A senior European Central Bank official has raised questions about the institution’s major new powers to regulate banks after its legal independence came in for unprecedented criticism from a global anti-corruption watchdog.

Yves Mersch, one of six executive board members, said the ECB’s new role as the eurozone’s banking watchdog should be subject to greater democratic scrutiny but defended its role as part of the “troika” of bailout institutions during the sovereign debt crisis.

This week, Transparency International found the ECB had stretched its narrow legal mandate “to breaking point” during the crisis years and recommended that it should no longer have any role in bailing out eurozone governments.

In a key part of the report, which was carried out with the co-operation of ECB officials, TI said the central bank’s “accountability framework is not appropriate for the far-reaching political decisions taken by the governing council”.

In a wide-ranging speech in Frankfurt on Thursday, Mr Mersch acknowledged the ECB’s “broad discretion” in making monetary policy decisions but suggested this leeway should not be extended to its powers over the banking system.

Article 130 of the EU’s Lisbon Treaty enshrines the ECB’s institutional independence and sets out a narrow mandate to ensure “price stability” by setting an inflation target for the eurozone economy. This sacrosanct independence has been fiercely defended by ECB officials as the best way to protect the bank from political interference.
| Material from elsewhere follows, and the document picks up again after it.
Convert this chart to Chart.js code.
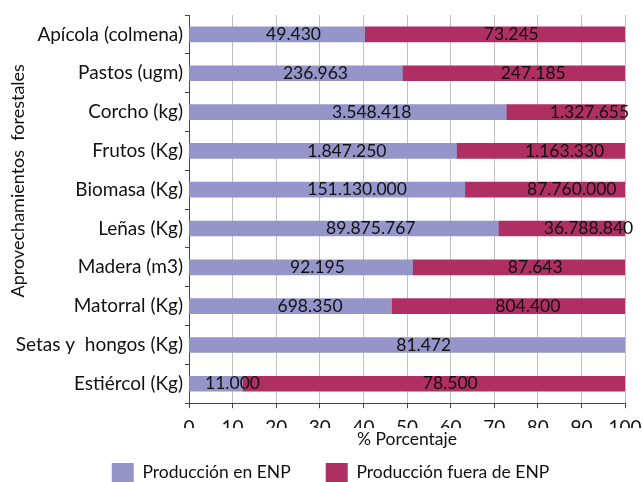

However, Mr Mersch said the ECB’s new powers over banks, acquired since the eurozone crisis, “were hard to reconcile with the principle of democratic legitimacy”.

Unlike its inflation target, the success or legality of these supervisory duties (done under the bank’s Single Supervisory Mechanism) are far more difficult to judge, said Mr Mersch.

“For this reason, it is necessary for the trade-offs and judgement calls concerning these objectives to be subject to a greater degree of scrutiny by democratically elected institutions, or sometimes to a degree of control by democratically elected institutions”, said Mr Mersch, a trained lawyer.

His concerns echo those of an independent audit of the ECB which revealed potential conflicts of interest from its tasks as a banking watchdog with its monetary policy responsibilities.

The ECB’s role in helping rescue retail banks has already come under fire after it hiked its capital shortfall projections for Italy’s Monte dei Paschi, which is due to undergo a restructuring later this year.

Transparency International also hit out at the ECB for unduly veering into the realm of political decision-making while tackling the debt crisis. It flagged episodes such as the ECB’s decision to remove cheap funding for Greek banks in 2015 and “secret” letters it sent to governments in Spain and Ireland pushing for reforms as a condition for its financial assistance.

But Mr Mersch insisted the ECB has only played a “technical role” in the sovereign bailouts carried out by the EU through its bailout bodies – the European Stability Mechanism and before that the temporary European Financial Stability Facility. The ECB is still involved in Greece’s third bailout.

“The duties conferred on the Commission and ECB under the ESM Treaty, important as they are, do not entail any power to make decisions of their own”, he said.